While over 35,000 farmers have gathered in Mumbai to demand an unconditional loan waiver after crop loss due to unseasonal rains among other issues, noted agriculture economist Ashok Gulati has explained why neither loan waiver, nor government’s plan of raising MSP will work at the time of agricultural emergency.
In an interview with CNBC-TV18, Ashok Gulati of ICRIER said that of the four years under the Devendra Fadnavis government, three years have shown “negative growth” in agriculture and similarly, of the four years under the Narendra Modi government, two years were bad. “You can imagine the crisis boiling over,” he said.
He further said that the recovery did not happen in the years following the bad year and due to that prices collapsed despite a good production and farmers still lost. “On the farmers’ front, it was an emergency,” Ashok Gulati told the news channel.
He rejected the idea of farm loan waiver and raising MSP. He said that to calculate the entire formula for raising the MSP is “messy” in this crisis situation and that farm loan waiver is not meant for everyone.
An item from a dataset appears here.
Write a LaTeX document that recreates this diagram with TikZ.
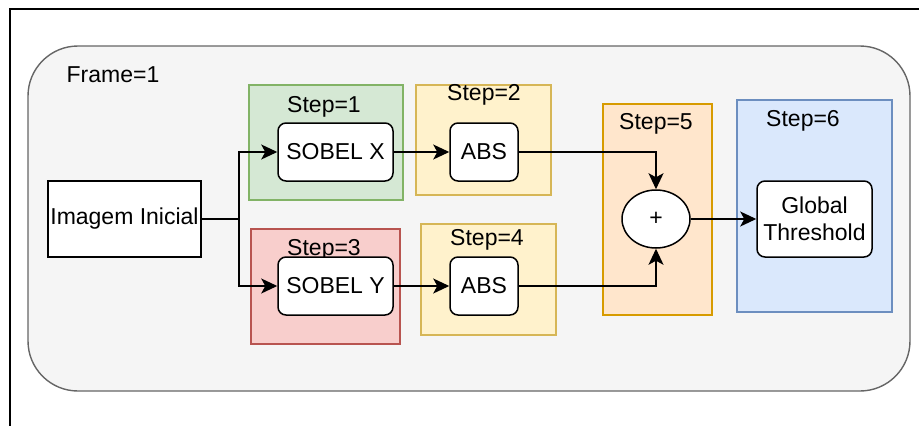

He instead suggested the government to provide direct income support for a year or two. “It is an easier and transparent thing to do without disrupting the market,” he said.
He acknowledged a few steps taken by the government but also said that their implementation is still weak. On government’s ambitious plan of doubling farmers’ income by 2022, he said that it was a pipe dream. “Of the 7 years, 2 years have already passed. And you need 13% growth per annum in 5 years to achieve that target. It’s a pipe dream. 2030 is still sustainable, through productive routes,” he added.
Ashok Gulati opined that the government can dole for a year, but cannot do it every year and sustainable measures are required. “Today you can dole, can you do it every year? Raising aspirations and expectation will be around their neck. The reality is that the growth rate (agriculture) is only 2%,” he said.
He explained that with international prices coming down, India’s exports were hit. “There was tremendous pressure. The government can give some sort of subsidy or backend support to support exports,” he said. He said that the government needs to steps that do not strangulate the markets. He also said that in the food processing sector, the investment was peanuts and it was needed to go up by five times.